Fiscal Year 2016/17 Financials

Our most recent fiscal year (ending Sept 30, 2017) saw a 71.8% increase in our overall revenue from $31,300 to $53,788. This was welcome growth, but is slightly misleading, so I’ll break it down a bit.

Click here to view our FY 2016/17 financials in detail.

$5,000 of the growth comes from in-kind donations. These are essentially airplane tickets for our team, which are paid by the individual and not donors. We categorize these airplane ticket purchases as revenue because they are the equivalent of a donation to the organization and are tax-deductible for the volunteer. In fiscal years we travel to Ghana more frequently, or have larger teams making the journey, the in-kind donations increase. This is what happened in FY 2016/17.

Another revenue line item I’d like to draw attention to is Grants. In 2016/17 we received a one-time $10,000 donation from a foundation. We hope this relationship continues, as this gift was vital to our programming, and we are working to expand this relationship. We also received a one-time $2,500 Grant from Silicon Valley Bank, which runs a small grants program.

Finally, click here to view a breakdown of our revenue by monthly donors vs one-time expenses. You can also see that 91% of our overall expenses were spent on our programs in Ghana, while 9% was spent on administrative costs.

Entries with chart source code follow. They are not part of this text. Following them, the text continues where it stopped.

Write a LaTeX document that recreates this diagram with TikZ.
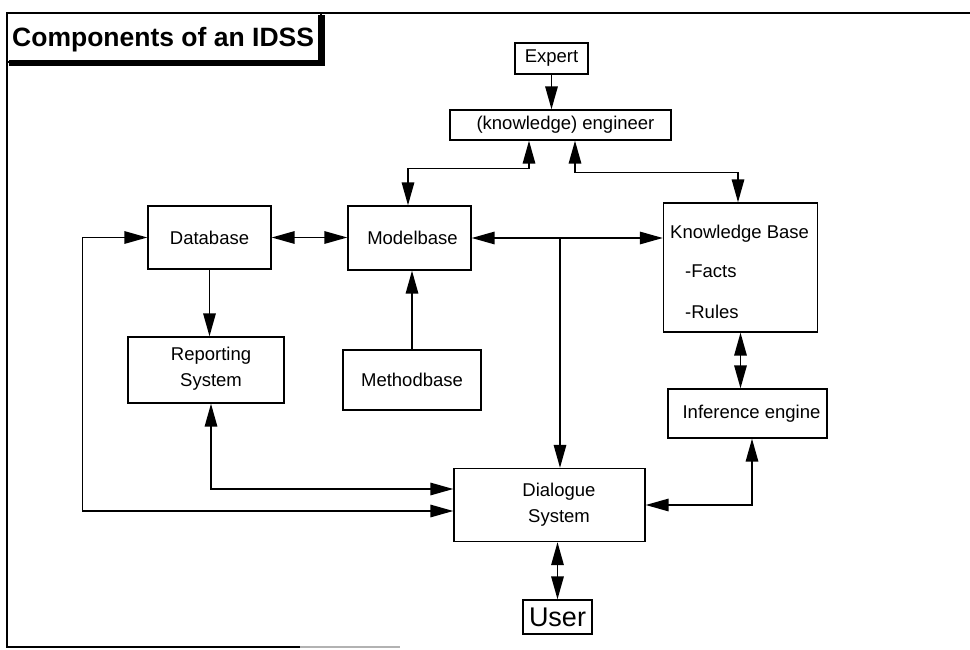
\documentclass[tikz,border=0pt]{standalone}
\usepackage{fontspec}
\setmainfont{Liberation Sans}
\usetikzlibrary{arrows.meta,calc}
\begin{document}
\begin{tikzpicture}[x=1pt,y=-1pt,
  box/.style={draw,line width=1.4pt,inner sep=0pt,font=\fontsize{18.5}{26}\selectfont},
  txt/.style={inner sep=0pt,font=\fontsize{18.5}{26}\selectfont},
  conn/.style={line width=1.6pt},
  >={Triangle[length=23pt,width=12.5pt]}]
\useasboundingbox (0,0) rectangle (970,650);

% outer frame
\draw[line width=1.6pt] (970,13) -- (7,13) -- (7,647) -- (300,647);
\draw[line width=1.5pt,gray!60] (300,647) -- (400,647);

% title
\node[inner sep=0pt,anchor=base west,font=\fontsize{26.5}{30}\selectfont\bfseries] (title) at (12,46.5) {Components of an IDSS};
\draw[line width=1.3pt] (7,13) rectangle (321,62);
\fill (318,15) rectangle (325,66);
\fill (9,60) rectangle (325,66);

% boxes
\node[box,minimum width=73pt,minimum height=31pt] (expert) at (551.5,58.5) {Expert};
\node[box,minimum width=221pt,minimum height=30pt] (eng) at (560.5,125) {\hspace*{10pt}(knowledge) engineer};
\node[box,minimum width=123pt,minimum height=63pt] (db) at (209.5,237.5) {Database};
\node[box,minimum width=123pt,minimum height=64pt] (mb) at (409.5,238) {\hspace*{6pt}Modelbase};
\node[box,minimum width=154pt,minimum height=129pt] (kb) at (740.5,267.5) {};
\node[txt,anchor=base west] (kbt) at (670,238) {Knowledge Base};
\node[txt,anchor=base west] (kbf) at (685,277) {-Facts};
\node[txt,anchor=base west] (kbr) at (685,318) {-Rules};
\node[box,minimum width=156pt,minimum height=66pt] (rep) at (206,370) {};
\node[txt,align=center] (rept) at (211,369) {Reporting\\System};
\node[box,minimum width=138pt,minimum height=60pt] (meth) at (412,380) {Methodbase};
\node[box,minimum width=159pt,minimum height=49pt] (inf) at (747.5,413.5) {};
\node[txt] (inft) at (751.5,413.5) {Inference engine};
\node[box,minimum width=191pt,minimum height=73pt] (dia) at (549.5,505) {};
\node[txt,align=center] (diat) at (559,505) {Dialogue\\System};
\node[box,minimum width=69pt,minimum height=34pt,font=\fontsize{27}{30}\selectfont] (user) at (557.5,617) {User};

% connectors
\draw[conn,->] (expert.south) -- (expert.south |- eng.north);
\draw[conn,<->] ([xshift=-31.5pt]eng.south) -- ++(0,28) -| ([xshift=-1.5pt]mb.north);
\draw[conn,<->] ([xshift=14.5pt]eng.south) -- ++(0,32) -| ([xshift=-2.5pt]kb.north);
\draw[conn,<->] (db.east) -- (db.east -| mb.west);
\draw[conn,<->] (mb.east) -- (mb.east -| kb.west);
\coordinate (jj) at (560,238);
\draw[conn,->] (jj) -- (jj |- dia.north);
\draw[conn,->] (db.south) -- (db.south |- rep.north);
\draw[conn,->] (meth.north) -- (meth.north |- mb.south);
\draw[conn,<->] (db.west) -- ++(-65,0) |- ([yshift=-6pt]dia.west);
\draw[conn,<->] ([xshift=5pt]rep.south) |- ([yshift=16pt]dia.west);
\draw[conn,<->] (kb.south) -- (kb.south |- inf.north);
\draw[conn,<->] ([xshift=4.5pt]inf.south) |- (dia.east);
\draw[conn,<->] (dia.south -| user.north) -- (user.north);
\end{tikzpicture}
\end{document}
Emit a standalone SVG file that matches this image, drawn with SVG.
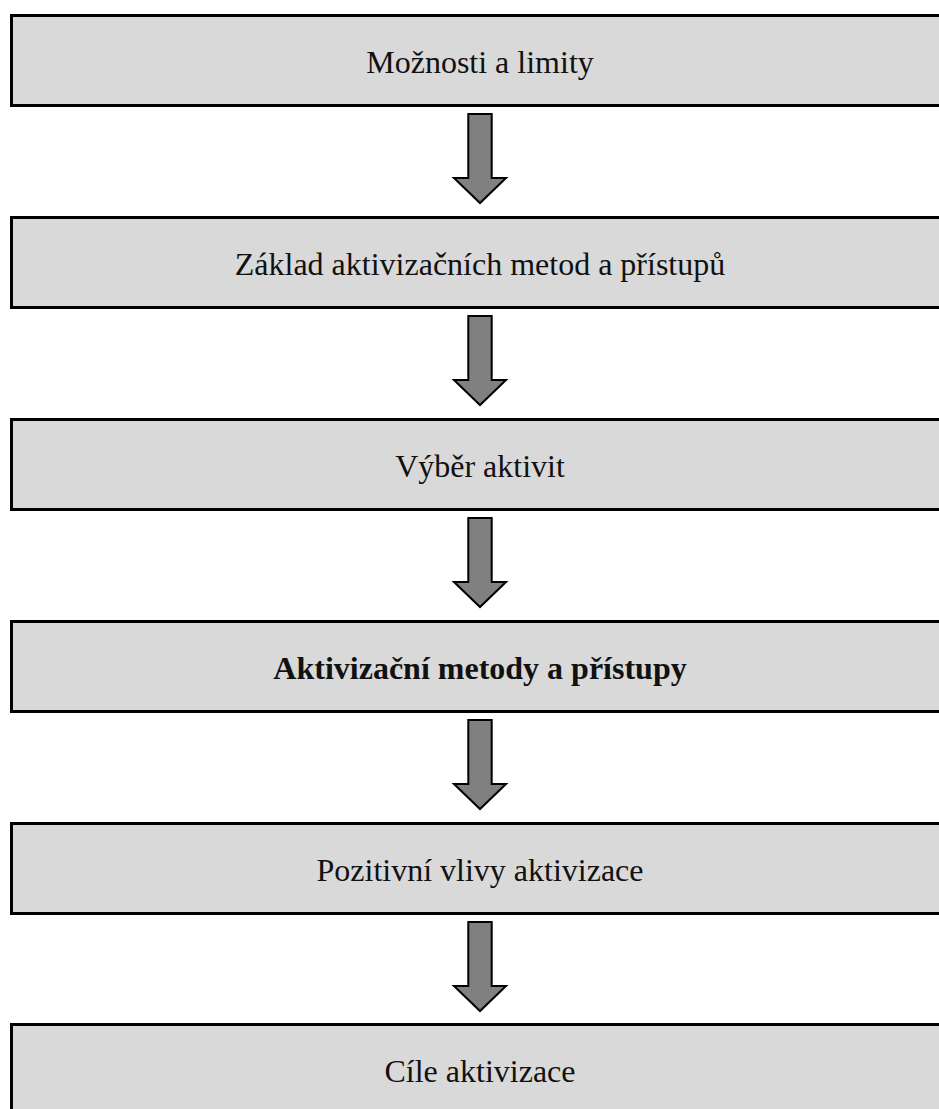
<svg xmlns="http://www.w3.org/2000/svg" width="939" height="1109" viewBox="0 0 939 1109">
<style>
.box{fill:#d9d9d9;stroke:#000;stroke-width:3}
.lbl{font-family:"Liberation Serif","Times New Roman",serif;font-size:32px;fill:#111;text-anchor:middle}
.b{font-weight:bold}
.arr{fill:#808080;stroke:#000;stroke-width:2;stroke-linejoin:miter}
</style>
<defs>
<polygon id="arrow" class="arr" points="468.3,0 491.7,0 491.7,64 506,64 480,89 454,64 468.3,64"/>
</defs>
<rect x="0" y="0" width="939" height="1109" fill="#fff"/>
<g id="connectors">
<use href="#arrow" y="114"/>
<use href="#arrow" y="316"/>
<use href="#arrow" y="518"/>
<use href="#arrow" y="720"/>
<use href="#arrow" y="922"/>
</g>
<g id="n1"><rect class="box" x="11.5" y="15.5" width="940" height="90"/><text class="lbl" x="480" y="72.5">Možnosti a limity</text></g>
<g id="n2"><rect class="box" x="11.5" y="217.5" width="940" height="90"/><text class="lbl" x="480" y="274.5">Základ aktivizačních metod a přístupů</text></g>
<g id="n3"><rect class="box" x="11.5" y="419.5" width="940" height="90"/><text class="lbl" x="480" y="476.5">Výběr aktivit</text></g>
<g id="n4"><rect class="box" x="11.5" y="621.5" width="940" height="90"/><text class="lbl b" x="480" y="678.5">Aktivizační metody a přístupy</text></g>
<g id="n5"><rect class="box" x="11.5" y="823.5" width="940" height="90"/><text class="lbl" x="480" y="880.5">Pozitivní vlivy aktivizace</text></g>
<g id="n6"><rect class="box" x="11.5" y="1024.5" width="940" height="120"/><text class="lbl" x="480" y="1081.5">Cíle aktivizace</text></g>
</svg>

The last year also saw a 174% increase in our expenditures. This was due to:

  1. Higher monthly program expenses. FY 2016/17 was our first year with 47 Kekeli Women, the most recent 17 of whom were trained in Q1 of FY2016/17. The Kekeli Program, being our major program/intervention, makes up the bulk of our expenses year in and year out and we expect these increased program expenses to continue in FY 2017/18.
  2. Taking two trips within the fiscal year (Nov 2016 and Aug 2017). Trips are always our most expensive line items due to the extensive trainings we run while in Ghana. The trip budget for FY 2017/18 is not expected to exceed half of the total from last year.

Looking forward, in FY2017/18 we expect similar numbers overall to FY2016/17. Certainly our hope is that our revenue comes in above $50K again. Our expenses will likely decrease a bit, simply because we don’t expect to take two trips as we did last year.

However, from this point forward we are committed to maintaining the program with 47 Kekeli Women (with hopeful expansion in 2 years time). Given we provide ongoing training to the women on a regular basis (every 2 months) and provide stipends for their work, we’ve set a target of $55,000 in revenue for FY 2017/18.